Other items of note from CMS in the Final Rule:
- No change to the requirement that there must be a signed physician order initiating the hospital admission, and the admission order must be authenticated prior to discharge.
- CMS reiterated that there are differences between observation services furnished in the outpatient setting and services furnished to inpatients. Citing the Medicare Claims Processing Manual, Chapter 4, Section 290, CMS explained that observation services are a “well-defined set of specific, clinically appropriate services, which include ongoing short-term treatment, assessment, and reassessment, that are furnished while a decision is being made, regarding whether patients will require further treatment as hospital inpatients or if they are able to be discharged from the hospital.” (Note: Medicare rules do not permit a hospital to bill Medicare for observation services if the patient was originally admitted as an inpatient but that admission was later determined to be improper.

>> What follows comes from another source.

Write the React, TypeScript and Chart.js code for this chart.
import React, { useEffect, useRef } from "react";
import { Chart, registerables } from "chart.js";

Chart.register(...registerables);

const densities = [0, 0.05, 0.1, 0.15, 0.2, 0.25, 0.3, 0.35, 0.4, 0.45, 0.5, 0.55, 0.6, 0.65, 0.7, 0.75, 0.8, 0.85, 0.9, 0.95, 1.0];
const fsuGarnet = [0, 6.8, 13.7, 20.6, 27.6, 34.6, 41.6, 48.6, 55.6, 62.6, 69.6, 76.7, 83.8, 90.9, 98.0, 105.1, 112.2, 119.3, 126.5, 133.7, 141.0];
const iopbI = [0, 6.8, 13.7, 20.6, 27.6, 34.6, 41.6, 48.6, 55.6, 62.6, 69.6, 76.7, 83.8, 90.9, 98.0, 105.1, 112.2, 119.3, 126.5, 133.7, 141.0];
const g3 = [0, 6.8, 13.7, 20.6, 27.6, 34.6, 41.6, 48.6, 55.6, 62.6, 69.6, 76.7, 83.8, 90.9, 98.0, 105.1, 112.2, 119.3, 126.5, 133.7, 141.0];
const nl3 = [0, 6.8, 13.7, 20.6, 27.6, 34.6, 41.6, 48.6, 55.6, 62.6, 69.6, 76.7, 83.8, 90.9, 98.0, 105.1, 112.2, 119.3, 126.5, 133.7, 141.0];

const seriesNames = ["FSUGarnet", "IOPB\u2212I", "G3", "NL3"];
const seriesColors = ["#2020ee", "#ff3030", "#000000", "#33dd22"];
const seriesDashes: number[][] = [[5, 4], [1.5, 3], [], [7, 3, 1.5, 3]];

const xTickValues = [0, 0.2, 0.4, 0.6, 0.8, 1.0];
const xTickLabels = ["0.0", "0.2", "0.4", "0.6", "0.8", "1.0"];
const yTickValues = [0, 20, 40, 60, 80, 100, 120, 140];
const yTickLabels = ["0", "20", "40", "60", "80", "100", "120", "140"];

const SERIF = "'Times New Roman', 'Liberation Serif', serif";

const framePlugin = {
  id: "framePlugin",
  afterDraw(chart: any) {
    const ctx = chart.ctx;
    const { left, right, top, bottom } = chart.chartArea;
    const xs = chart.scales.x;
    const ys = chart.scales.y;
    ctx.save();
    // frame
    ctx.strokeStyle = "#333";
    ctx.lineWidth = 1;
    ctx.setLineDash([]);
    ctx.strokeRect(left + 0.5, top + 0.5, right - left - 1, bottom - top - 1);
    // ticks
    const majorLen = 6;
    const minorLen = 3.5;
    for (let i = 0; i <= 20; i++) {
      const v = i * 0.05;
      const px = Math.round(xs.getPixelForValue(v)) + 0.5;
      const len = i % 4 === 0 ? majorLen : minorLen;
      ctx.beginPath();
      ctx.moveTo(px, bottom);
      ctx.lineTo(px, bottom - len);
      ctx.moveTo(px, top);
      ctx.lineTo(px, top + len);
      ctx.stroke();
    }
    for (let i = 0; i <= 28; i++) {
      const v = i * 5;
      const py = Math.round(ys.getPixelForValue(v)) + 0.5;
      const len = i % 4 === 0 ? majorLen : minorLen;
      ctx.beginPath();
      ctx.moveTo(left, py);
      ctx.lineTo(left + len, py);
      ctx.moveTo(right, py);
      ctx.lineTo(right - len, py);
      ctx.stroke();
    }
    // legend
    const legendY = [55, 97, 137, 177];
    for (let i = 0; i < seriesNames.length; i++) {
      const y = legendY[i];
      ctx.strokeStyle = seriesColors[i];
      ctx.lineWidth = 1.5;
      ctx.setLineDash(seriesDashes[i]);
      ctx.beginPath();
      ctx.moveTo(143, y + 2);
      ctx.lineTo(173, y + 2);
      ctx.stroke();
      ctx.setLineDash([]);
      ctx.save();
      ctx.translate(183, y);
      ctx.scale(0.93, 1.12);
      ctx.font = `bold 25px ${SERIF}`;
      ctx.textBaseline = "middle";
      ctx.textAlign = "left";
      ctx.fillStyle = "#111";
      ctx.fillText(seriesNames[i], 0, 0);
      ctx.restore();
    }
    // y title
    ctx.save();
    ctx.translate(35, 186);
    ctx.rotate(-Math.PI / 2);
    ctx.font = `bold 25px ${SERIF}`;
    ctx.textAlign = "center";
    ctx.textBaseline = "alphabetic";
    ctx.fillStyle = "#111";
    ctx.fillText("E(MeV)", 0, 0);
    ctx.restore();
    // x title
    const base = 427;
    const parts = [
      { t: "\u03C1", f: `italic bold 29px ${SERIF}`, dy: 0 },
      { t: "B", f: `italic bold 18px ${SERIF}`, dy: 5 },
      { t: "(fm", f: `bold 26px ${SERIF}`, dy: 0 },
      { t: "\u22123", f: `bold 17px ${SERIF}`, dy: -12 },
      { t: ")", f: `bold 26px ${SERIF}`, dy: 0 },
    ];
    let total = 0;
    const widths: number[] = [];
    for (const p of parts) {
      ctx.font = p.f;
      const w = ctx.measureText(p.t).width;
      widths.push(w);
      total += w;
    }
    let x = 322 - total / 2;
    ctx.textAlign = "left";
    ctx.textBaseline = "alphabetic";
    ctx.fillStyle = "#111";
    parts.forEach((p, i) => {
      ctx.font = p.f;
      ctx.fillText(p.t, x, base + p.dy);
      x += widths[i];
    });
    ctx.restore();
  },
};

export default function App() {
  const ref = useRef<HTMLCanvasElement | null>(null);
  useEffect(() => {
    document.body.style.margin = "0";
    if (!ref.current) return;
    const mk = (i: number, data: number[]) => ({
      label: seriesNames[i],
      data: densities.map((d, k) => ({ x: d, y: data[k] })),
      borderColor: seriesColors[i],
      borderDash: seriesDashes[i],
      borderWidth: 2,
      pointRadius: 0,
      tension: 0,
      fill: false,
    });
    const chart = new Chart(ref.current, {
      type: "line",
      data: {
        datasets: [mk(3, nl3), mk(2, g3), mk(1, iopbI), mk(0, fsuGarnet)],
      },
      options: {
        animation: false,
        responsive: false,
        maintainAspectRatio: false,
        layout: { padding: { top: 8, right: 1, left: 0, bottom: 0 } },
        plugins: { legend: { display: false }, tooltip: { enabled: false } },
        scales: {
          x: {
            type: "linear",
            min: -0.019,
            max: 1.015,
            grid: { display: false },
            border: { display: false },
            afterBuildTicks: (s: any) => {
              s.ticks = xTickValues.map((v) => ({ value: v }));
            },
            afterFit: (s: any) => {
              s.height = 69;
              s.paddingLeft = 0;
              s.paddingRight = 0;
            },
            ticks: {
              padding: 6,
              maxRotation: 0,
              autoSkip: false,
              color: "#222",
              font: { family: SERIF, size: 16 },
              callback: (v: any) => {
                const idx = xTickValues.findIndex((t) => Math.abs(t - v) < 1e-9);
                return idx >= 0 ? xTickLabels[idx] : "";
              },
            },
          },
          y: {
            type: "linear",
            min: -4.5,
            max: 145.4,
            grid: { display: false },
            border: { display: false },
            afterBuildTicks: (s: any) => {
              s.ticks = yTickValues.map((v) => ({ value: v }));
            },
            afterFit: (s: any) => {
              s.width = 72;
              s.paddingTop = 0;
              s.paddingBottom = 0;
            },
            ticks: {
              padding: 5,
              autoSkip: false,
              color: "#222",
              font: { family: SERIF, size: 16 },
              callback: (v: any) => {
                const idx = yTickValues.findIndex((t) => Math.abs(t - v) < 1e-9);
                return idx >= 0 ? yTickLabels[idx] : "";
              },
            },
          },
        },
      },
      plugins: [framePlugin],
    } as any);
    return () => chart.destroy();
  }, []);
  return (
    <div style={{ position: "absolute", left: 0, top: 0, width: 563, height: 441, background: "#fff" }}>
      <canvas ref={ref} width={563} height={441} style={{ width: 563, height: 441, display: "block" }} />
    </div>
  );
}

For more information on how to bill Medicare Part B for hospital services when a Part A hospital inpatient claim is denied because the inpatient admission was not reasonable and necessary but hospital outpatient services would have been reasonable and necessary in treating the beneficiary, see 42 CFR § 414.5.)
- Commenters requested details on the QIO patient status reviews, such as claim sample sizes, frequency of reviews, claim lookback periods and additional document request (ADR) limits. CMS responded that it will address these questions in sub-regulatory guidance to be published on the CMS website by December 31, 2015.
CMS has also issued a Fact Sheet about the Final Rule. We will continue to issue updates as CMS refines and clarifies the Two-Midnight Rule, especially once the sub-regulatory guidance is issued by CMS.